In some ways I am behaving like Jonah.
I haven’t been swallowed by a fish, but I definitely seem to have run myself into a spiritual corner and I do not know how/when I will get out of it. Maybe I’m running from where God wants me to go? Have I closed my ears to the Lord? Am I pouting under my “plant”?
I know is it has to do with my church. I just do not want to go. For the past two Sunday’s our family has stayed home because of a “fire watch”. [We learned this term from a friend who uses it when they skip church, using the excuse that the have to stay home to “watch the fire” in the chimney, making sure it doesn’t burn the house down. It’s a Norwegian thing].
I think the writing is on the wall for me, it’s time to find a new church home. This has been a difficult journey for me to come to grips with. This has been my church home since I was redeemed in 1996. I have drunk all the spiritual “milk” they have there for me and now it’s time I move on to maturity, and sadly, that means I need to find it elsewhere. I am not claiming to be above those I will be leaving behind, no, I just long for a steady diet of “solid food” (law and gospel). I have been in denial for a long time about this.
Why I need to leave is based on doctrinal differences and leadership issues.
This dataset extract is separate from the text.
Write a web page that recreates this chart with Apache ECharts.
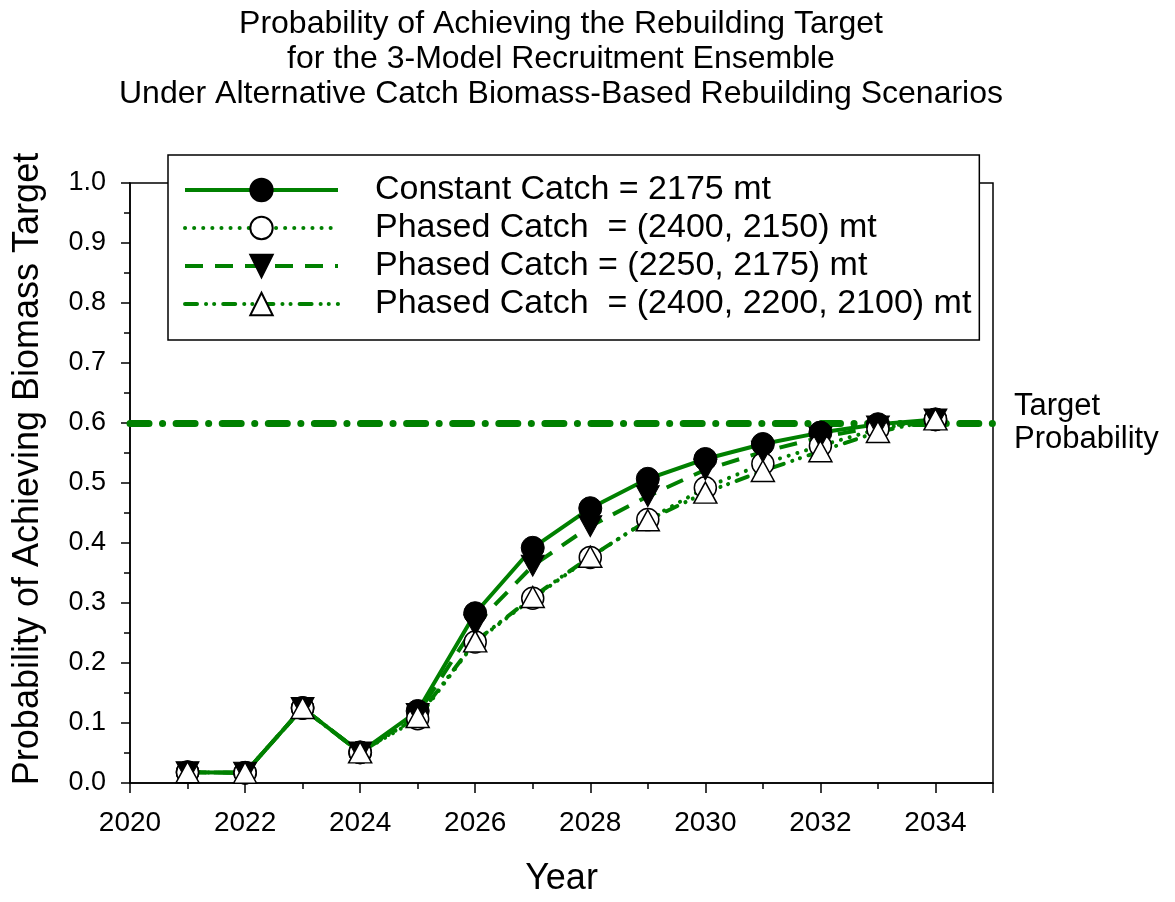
<!DOCTYPE html>
<html>
<head>
<meta charset="utf-8">
<script src="https://cdn.jsdelivr.net/npm/echarts@6/dist/echarts.min.js"></script>
<style>
html,body{margin:0;padding:0;background:#fff;}
#chart{width:1175px;height:902px;}
</style>
</head>
<body>
<div id="chart"></div>
<script>
// ---- data ----
const years = [2021, 2022, 2023, 2024, 2025, 2026, 2027, 2028, 2029, 2030, 2031, 2032, 2033, 2034];
const constantCatch = [0.018, 0.017, 0.125, 0.051, 0.120, 0.283, 0.392, 0.458, 0.507, 0.540, 0.565, 0.584, 0.598, 0.606];
const phased2400_2150 = [0.018, 0.017, 0.125, 0.051, 0.107, 0.235, 0.308, 0.376, 0.439, 0.492, 0.532, 0.562, 0.590, 0.606];
const phased2250_2175 = [0.018, 0.017, 0.125, 0.051, 0.115, 0.263, 0.362, 0.428, 0.478, 0.522, 0.552, 0.576, 0.594, 0.606];
const phased2400_2200_2100 = [0.018, 0.017, 0.125, 0.051, 0.110, 0.236, 0.310, 0.377, 0.438, 0.484, 0.520, 0.553, 0.585, 0.606];
const seriesNames = [
  'Constant Catch = 2175 mt',
  'Phased Catch  = (2400, 2150) mt',
  'Phased Catch = (2250, 2175) mt',
  'Phased Catch  = (2400, 2200, 2100) mt'
];
const targetProbability = 0.6;
const titleLines = [
  'Probability of Achieving the Rebuilding Target',
  'for the 3-Model Recruitment Ensemble',
  'Under Alternative Catch Biomass-Based Rebuilding Scenarios'
];

// ---- chart ----
const FONT = "'Liberation Sans', Arial, Helvetica, sans-serif";
const GREEN = '#008000';
const pairs = vals => years.map((y, i) => [y, vals[i]]);

const chart = echarts.init(document.getElementById('chart'), null, {renderer: 'canvas'});

function mkSeries(name, vals, opts) {
  return Object.assign({
    name: name,
    type: 'line',
    data: pairs(vals),
    xAxisIndex: 0,
    yAxisIndex: 0,
    smooth: false,
    showAllSymbol: true,
    emphasis: {disabled: true},
    silent: true
  }, opts);
}

const option = {
  animation: false,
  backgroundColor: '#fff',
  title: {
    text: titleLines.join('\n'),
    left: 561,
    top: 7,
    padding: 0,
    textAlign: 'center',
    textStyle: {fontFamily: FONT, fontSize: 32, fontWeight: 'normal', color: '#000', lineHeight: 35}
  },
  grid: {
    left: 130, right: 182, top: 183, bottom: 116,
    show: true, borderColor: '#000', borderWidth: 1.5, backgroundColor: 'transparent'
  },
  legend: {
    orient: 'vertical',
    left: 168,
    top: 155,
    padding: [18, 8, 19, 15],
    itemWidth: 153,
    itemHeight: 28,
    itemGap: 4,
    backgroundColor: '#fff',
    borderColor: '#000',
    borderWidth: 1.5,
    selectedMode: false,
    z: 10,
    lineStyle: {width: 4},
    textStyle: {fontFamily: FONT, fontSize: 34, color: '#000', lineHeight: 32, padding: [0, 0, 0, 32]},
    data: seriesNames
  },
  xAxis: [
    {
      type: 'value', min: 2020, max: 2035, interval: 2,
      axisLine: {show: true, lineStyle: {color: '#000', width: 1.5}},
      axisTick: {show: true, length: 10, inside: false, lineStyle: {color: '#000', width: 1.5}},
      axisLabel: {
        fontFamily: FONT, fontSize: 28, color: '#000', margin: 26,
        formatter: v => (v >= 2035 ? '' : String(v))
      },
      splitLine: {show: false},
      name: 'Year', nameLocation: 'middle', nameGap: 78,
      nameTextStyle: {fontFamily: FONT, fontSize: 36, color: '#000'}
    },
    {
      type: 'value', min: 2020, max: 2035, interval: 1, position: 'bottom',
      axisLine: {show: false},
      axisTick: {show: true, length: 6, lineStyle: {color: '#000', width: 1.5}},
      axisLabel: {show: false},
      splitLine: {show: false}
    }
  ],
  yAxis: {
    type: 'value', min: 0, max: 1, interval: 0.1,
    axisLine: {show: true, lineStyle: {color: '#000', width: 1.5}},
    axisTick: {show: true, length: 9, lineStyle: {color: '#000', width: 1.5}},
    minorTick: {show: true, splitNumber: 2, length: 6, lineStyle: {color: '#000', width: 1.5}},
    axisLabel: {fontFamily: FONT, fontSize: 27, color: '#000', margin: 24, formatter: v => v.toFixed(1)},
    splitLine: {show: false},
    name: 'Probability of Achieving Biomass Target',
    nameLocation: 'middle', nameRotate: 90, nameGap: 84,
    nameTextStyle: {fontFamily: FONT, fontSize: 36, color: '#000', padding: [0, 0, 0, 28]}
  },
  series: [
    mkSeries(seriesNames[0], constantCatch, {
      symbol: 'circle', symbolSize: 23,
      itemStyle: {color: '#000', borderColor: '#000', borderWidth: 1},
      lineStyle: {color: GREEN, width: 4, type: 'solid'},
      markLine: {
        silent: true,
        z: 1,
        symbol: ['none', 'none'],
        lineStyle: {color: GREEN, width: 7, type: [19, 13.5, 0.1, 13.5], cap: 'round'},
        label: {
          show: true, position: 'end', distance: 21,
          formatter: 'Target\nProbability',
          fontFamily: FONT, fontSize: 31, lineHeight: 33, color: '#000', align: 'left'
        },
        emphasis: {disabled: true},
        data: [{yAxis: targetProbability}]
      }
    }),
    mkSeries(seriesNames[1], phased2400_2150, {
      symbol: 'circle', symbolSize: 22,
      itemStyle: {color: '#fff', borderColor: '#000', borderWidth: 1.5},
      lineStyle: {color: GREEN, width: 4, type: [0.1, 9], cap: 'round'}
    }),
    mkSeries(seriesNames[2], phased2250_2175, {
      symbol: 'path://M0,0 L2,0 L1,1.732 Z', symbolSize: [23, 21],
      itemStyle: {color: '#000', borderColor: '#000', borderWidth: 1},
      lineStyle: {color: GREEN, width: 4, type: [18, 12], cap: 'butt'}
    }),
    mkSeries(seriesNames[3], phased2400_2200_2100, {
      symbol: 'path://M1,0 L2,1.732 L0,1.732 Z', symbolSize: [23, 21],
      itemStyle: {color: '#fff', borderColor: '#000', borderWidth: 1.5},
      lineStyle: {color: GREEN, width: 4, type: [12, 9, 0.1, 8, 0.1, 9], cap: 'round'}
    })
  ]
};
chart.setOption(option);
</script>
</body>
</html>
These doctrinal differences have affected my church fellowship. It guess it was bound to happen sooner or later. I feel very lonely. Because I have been unwilling to compromise on the gospel, I have reaped the cost, and that cost is fellowship. I long to have the communion of saints, where we all agree on the basic tenets of reformed christianity (the 5 solas of the reformation). Where the doctrines of grace are preached every Sunday. Am I asking too much?
As far as the leadership issues go, I know I need to leave because I cannot keep myself from the sins of criticism and judgement. It’s making my bones rot.
So I am in this spiritual desert. For now.
If you are inclined, I’d appreciate some prayer.